# Data extracted from a collection
==========

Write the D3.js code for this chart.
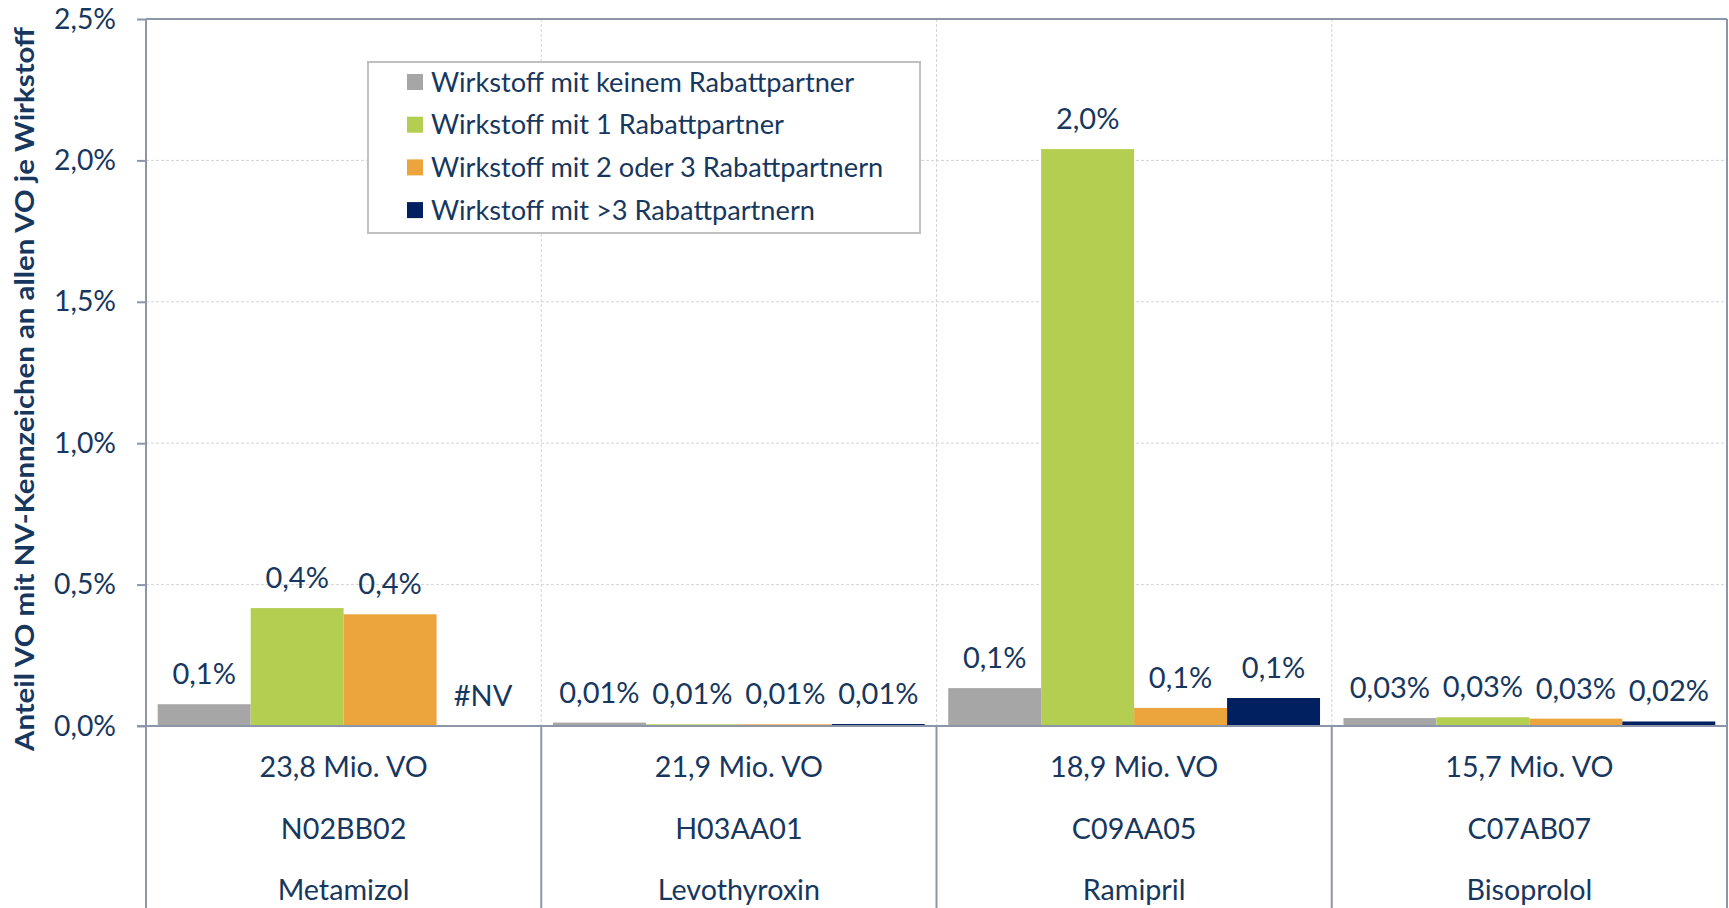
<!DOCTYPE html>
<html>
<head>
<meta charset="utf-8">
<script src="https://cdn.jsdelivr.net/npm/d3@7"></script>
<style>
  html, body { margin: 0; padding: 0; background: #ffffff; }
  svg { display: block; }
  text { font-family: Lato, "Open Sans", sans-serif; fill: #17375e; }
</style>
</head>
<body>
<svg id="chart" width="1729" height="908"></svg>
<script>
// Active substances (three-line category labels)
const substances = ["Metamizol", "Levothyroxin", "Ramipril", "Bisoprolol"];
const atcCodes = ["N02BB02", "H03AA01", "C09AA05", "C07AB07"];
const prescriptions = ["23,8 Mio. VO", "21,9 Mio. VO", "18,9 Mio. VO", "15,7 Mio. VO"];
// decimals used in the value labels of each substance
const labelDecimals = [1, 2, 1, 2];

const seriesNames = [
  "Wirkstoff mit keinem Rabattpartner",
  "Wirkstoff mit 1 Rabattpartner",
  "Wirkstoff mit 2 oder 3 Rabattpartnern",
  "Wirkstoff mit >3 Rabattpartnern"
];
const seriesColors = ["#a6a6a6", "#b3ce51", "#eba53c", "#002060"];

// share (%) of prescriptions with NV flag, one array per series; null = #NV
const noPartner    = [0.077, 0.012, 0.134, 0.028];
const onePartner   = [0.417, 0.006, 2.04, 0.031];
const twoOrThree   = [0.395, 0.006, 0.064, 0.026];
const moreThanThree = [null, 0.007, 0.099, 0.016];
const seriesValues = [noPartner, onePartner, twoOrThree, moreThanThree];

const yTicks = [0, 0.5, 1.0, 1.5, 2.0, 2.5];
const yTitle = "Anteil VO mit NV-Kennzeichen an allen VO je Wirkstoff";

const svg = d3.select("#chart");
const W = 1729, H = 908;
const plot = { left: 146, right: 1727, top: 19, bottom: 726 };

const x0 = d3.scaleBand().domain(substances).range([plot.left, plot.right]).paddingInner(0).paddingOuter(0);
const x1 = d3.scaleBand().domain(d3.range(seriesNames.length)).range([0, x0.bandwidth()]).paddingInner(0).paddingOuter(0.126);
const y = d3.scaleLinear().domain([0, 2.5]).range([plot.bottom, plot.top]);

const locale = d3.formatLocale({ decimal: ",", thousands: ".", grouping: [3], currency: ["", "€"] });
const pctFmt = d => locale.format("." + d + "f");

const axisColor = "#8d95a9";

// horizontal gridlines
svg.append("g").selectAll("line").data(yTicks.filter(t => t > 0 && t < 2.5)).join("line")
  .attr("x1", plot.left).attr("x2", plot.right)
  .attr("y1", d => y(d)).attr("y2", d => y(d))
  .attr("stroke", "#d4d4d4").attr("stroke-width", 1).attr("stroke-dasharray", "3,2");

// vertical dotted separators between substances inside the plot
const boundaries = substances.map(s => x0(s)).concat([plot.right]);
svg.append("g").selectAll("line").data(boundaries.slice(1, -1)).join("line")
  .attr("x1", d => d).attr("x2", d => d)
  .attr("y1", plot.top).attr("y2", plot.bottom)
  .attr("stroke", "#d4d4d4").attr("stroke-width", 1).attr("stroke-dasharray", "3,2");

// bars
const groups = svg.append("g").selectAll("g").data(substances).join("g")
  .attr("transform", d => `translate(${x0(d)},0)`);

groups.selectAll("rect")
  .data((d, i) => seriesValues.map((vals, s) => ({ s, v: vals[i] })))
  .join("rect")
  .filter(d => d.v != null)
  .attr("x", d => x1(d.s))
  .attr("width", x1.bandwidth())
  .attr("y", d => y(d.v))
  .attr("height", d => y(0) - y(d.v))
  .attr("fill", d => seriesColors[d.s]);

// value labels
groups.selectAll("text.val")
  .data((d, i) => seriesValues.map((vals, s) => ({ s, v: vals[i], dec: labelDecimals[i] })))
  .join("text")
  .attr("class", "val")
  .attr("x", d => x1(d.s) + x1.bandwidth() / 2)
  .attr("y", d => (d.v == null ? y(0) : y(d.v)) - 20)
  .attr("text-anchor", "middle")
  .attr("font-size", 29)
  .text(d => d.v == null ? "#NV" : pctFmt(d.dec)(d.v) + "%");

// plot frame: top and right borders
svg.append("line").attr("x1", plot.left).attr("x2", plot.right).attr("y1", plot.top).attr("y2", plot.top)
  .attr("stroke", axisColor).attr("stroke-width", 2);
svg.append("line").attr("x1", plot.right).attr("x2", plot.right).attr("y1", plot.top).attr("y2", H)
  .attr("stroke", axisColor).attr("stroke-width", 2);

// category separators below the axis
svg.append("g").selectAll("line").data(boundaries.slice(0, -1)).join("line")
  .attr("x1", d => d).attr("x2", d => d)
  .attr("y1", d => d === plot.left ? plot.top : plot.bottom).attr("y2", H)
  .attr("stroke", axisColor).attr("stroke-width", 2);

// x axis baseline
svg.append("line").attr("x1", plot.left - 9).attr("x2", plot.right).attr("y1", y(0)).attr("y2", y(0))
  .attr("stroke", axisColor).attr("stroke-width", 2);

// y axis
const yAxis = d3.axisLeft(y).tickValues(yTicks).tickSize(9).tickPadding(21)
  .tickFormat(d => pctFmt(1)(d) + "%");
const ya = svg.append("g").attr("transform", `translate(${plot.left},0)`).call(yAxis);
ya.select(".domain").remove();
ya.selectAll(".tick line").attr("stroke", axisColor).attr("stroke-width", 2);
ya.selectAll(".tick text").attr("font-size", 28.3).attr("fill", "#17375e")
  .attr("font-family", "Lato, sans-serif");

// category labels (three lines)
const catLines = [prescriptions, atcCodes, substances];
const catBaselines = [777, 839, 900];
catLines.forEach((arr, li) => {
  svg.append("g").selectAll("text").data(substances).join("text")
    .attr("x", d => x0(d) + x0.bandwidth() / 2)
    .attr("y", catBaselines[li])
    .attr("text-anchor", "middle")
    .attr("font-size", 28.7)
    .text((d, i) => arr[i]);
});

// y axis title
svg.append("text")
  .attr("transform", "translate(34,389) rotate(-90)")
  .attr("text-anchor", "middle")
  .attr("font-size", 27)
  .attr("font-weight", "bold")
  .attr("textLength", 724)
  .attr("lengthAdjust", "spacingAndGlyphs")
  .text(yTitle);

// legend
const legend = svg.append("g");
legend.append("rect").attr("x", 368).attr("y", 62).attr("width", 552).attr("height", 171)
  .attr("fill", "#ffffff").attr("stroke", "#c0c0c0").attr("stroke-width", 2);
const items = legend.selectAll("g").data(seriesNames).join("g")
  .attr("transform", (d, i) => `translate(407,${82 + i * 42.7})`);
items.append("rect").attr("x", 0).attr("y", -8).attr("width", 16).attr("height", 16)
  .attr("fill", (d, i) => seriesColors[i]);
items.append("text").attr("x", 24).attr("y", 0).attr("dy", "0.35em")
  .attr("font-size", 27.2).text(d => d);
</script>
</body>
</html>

==========

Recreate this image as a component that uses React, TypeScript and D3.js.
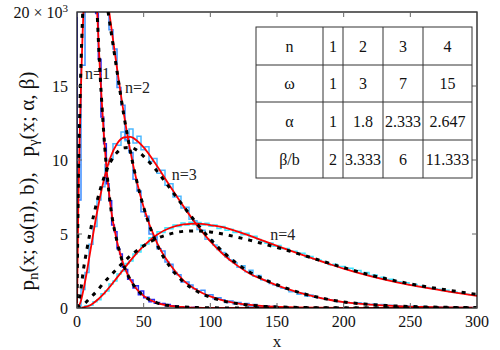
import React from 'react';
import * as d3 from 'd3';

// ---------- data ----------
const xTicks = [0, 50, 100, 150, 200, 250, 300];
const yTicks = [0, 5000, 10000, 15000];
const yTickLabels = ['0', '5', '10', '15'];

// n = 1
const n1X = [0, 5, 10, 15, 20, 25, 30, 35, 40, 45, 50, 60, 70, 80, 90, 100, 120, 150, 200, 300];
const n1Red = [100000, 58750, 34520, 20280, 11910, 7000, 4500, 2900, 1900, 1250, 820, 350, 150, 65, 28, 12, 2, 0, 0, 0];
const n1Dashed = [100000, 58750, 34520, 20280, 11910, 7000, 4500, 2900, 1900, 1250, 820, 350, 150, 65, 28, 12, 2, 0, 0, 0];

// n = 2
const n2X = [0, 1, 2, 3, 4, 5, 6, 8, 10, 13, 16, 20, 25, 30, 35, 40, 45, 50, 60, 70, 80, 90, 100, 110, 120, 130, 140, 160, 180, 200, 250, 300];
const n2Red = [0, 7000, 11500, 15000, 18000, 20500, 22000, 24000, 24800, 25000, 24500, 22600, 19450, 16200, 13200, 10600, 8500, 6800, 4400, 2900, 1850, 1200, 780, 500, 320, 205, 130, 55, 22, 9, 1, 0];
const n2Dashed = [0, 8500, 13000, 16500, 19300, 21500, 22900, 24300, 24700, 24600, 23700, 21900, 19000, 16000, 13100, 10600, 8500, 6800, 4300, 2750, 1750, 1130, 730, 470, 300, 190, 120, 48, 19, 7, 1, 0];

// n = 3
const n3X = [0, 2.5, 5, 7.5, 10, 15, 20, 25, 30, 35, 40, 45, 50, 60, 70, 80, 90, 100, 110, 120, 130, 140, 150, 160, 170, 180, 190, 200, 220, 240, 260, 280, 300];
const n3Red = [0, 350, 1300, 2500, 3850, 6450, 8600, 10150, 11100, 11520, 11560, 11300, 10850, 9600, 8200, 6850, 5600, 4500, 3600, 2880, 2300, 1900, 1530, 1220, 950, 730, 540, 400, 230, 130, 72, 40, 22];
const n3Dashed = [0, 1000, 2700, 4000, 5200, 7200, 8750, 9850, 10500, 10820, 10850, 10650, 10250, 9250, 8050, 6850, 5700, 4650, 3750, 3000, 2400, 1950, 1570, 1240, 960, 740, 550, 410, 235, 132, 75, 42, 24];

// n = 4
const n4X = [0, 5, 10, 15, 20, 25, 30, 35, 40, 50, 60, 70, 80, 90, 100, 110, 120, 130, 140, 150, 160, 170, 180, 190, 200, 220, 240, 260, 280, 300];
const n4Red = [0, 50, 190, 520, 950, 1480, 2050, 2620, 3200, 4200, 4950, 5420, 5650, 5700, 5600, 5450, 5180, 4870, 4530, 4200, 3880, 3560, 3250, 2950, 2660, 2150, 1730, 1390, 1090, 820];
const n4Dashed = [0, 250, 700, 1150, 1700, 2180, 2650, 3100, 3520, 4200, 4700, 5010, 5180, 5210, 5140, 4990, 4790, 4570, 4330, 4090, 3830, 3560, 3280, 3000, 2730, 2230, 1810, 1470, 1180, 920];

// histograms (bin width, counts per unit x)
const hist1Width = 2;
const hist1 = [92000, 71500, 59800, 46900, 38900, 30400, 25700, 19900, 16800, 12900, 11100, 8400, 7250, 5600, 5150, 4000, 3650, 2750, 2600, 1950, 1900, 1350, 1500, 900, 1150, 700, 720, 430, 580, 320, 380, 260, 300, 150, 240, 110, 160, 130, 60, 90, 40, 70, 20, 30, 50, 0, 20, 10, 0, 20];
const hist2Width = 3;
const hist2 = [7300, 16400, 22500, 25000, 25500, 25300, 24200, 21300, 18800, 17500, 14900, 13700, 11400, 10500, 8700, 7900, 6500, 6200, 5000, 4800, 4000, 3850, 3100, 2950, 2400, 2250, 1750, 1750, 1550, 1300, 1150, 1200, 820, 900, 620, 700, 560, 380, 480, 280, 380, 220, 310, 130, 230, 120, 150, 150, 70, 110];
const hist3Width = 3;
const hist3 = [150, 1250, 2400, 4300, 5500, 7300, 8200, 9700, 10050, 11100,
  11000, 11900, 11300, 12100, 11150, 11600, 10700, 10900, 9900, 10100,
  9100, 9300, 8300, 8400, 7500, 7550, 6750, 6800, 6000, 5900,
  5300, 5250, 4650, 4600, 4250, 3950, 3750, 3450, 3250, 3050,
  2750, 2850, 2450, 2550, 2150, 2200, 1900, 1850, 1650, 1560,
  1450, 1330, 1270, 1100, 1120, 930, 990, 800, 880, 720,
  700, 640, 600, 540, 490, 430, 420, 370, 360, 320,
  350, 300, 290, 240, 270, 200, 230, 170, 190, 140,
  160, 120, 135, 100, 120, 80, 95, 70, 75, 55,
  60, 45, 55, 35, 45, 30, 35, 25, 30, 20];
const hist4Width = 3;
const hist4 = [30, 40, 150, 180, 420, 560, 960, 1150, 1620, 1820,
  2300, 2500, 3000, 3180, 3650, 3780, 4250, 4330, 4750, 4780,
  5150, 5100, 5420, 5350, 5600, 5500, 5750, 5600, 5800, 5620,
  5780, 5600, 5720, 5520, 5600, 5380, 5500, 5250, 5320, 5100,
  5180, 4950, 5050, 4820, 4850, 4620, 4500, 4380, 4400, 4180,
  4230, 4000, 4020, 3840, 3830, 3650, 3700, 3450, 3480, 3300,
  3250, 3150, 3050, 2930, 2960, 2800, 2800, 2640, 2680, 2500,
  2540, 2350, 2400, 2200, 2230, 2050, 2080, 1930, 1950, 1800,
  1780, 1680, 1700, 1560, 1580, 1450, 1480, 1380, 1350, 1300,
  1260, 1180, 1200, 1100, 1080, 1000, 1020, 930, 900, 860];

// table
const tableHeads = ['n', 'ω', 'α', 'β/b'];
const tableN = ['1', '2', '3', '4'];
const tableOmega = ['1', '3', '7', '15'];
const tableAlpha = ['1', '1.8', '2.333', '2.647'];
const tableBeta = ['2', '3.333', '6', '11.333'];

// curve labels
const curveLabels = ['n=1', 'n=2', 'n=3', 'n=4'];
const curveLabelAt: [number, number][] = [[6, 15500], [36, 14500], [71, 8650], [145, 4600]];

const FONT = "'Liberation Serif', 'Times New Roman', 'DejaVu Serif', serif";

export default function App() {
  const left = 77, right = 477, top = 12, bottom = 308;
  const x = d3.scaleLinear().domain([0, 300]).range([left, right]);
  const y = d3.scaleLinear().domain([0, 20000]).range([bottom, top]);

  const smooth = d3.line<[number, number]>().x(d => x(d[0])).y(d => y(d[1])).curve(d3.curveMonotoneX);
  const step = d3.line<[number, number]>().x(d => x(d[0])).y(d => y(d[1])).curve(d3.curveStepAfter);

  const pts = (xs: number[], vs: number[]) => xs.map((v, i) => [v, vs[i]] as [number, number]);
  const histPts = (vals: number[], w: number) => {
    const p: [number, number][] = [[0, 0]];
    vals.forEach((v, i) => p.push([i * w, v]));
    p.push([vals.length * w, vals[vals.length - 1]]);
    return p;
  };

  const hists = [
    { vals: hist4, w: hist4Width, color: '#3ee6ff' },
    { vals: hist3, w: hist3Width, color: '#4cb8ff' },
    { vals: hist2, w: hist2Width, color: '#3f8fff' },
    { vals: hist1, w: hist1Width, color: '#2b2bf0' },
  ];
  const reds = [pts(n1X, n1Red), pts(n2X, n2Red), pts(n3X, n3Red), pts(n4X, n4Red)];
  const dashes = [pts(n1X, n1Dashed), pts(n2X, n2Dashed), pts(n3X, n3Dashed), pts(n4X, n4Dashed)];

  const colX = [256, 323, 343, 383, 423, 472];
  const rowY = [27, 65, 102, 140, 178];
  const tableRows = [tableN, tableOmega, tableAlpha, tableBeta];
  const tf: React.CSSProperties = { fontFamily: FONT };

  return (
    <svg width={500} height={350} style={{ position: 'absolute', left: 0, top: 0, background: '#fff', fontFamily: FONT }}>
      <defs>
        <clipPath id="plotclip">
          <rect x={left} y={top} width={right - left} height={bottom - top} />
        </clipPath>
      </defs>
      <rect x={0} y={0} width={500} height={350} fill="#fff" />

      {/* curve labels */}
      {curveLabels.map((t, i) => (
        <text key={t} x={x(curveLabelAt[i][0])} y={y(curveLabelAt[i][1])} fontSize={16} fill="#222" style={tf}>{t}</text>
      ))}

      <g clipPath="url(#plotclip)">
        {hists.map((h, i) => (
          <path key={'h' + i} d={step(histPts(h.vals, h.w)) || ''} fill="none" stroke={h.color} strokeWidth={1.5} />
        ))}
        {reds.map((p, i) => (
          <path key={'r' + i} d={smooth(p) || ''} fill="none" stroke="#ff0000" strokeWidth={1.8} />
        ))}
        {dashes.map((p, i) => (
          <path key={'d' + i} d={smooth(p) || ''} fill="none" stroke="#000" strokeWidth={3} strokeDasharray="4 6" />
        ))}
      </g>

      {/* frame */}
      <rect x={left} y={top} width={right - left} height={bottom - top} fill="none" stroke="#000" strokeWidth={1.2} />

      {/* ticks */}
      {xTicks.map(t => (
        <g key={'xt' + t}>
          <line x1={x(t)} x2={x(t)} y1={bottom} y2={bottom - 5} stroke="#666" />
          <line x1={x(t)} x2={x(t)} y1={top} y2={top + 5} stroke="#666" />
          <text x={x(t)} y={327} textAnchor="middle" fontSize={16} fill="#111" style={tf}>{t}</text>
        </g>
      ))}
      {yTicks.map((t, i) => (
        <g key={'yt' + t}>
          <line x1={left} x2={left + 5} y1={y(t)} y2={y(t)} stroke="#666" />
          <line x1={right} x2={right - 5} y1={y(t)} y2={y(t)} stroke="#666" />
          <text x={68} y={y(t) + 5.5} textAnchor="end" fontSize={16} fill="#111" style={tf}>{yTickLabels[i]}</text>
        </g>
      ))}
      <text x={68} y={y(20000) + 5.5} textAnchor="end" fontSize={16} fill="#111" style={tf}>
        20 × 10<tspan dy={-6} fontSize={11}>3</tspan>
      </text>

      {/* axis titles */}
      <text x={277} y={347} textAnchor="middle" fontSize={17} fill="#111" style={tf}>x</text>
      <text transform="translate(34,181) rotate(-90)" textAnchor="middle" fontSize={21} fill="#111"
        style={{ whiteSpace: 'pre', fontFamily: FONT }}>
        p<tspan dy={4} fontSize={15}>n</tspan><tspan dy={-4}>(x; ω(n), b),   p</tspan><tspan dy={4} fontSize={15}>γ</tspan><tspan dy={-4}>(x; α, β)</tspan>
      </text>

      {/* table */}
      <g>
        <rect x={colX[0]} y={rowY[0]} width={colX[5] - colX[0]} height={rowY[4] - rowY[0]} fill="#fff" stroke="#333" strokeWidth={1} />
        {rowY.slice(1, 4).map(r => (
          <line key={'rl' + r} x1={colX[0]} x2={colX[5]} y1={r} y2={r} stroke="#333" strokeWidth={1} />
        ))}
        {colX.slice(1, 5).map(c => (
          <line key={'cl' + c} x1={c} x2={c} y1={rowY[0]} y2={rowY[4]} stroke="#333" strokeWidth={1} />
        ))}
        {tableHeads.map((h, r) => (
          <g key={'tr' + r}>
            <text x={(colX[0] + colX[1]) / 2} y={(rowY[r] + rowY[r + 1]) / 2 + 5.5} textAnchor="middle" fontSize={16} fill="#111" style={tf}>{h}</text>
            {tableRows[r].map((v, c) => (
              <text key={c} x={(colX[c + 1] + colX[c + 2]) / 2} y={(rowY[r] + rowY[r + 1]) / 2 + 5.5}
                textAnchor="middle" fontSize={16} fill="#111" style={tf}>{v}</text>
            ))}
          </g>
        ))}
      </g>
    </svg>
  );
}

==========

# PROBLEM REQUIREMENTS
Among the entries above, take the lines from the one with "Recreate this image" through the one with "const yTickLabels = ['0', '5', '10', '15'];" and retype them exactly, leaving out the pictures.

# EXERCISE OUTPUT
Recreate this image as a component that uses React, TypeScript and D3.js.
import React from 'react';
import * as d3 from 'd3';

// ---------- data ----------
const xTicks = [0, 50, 100, 150, 200, 250, 300];
const yTicks = [0, 5000, 10000, 15000];
const yTickLabels = ['0', '5', '10', '15'];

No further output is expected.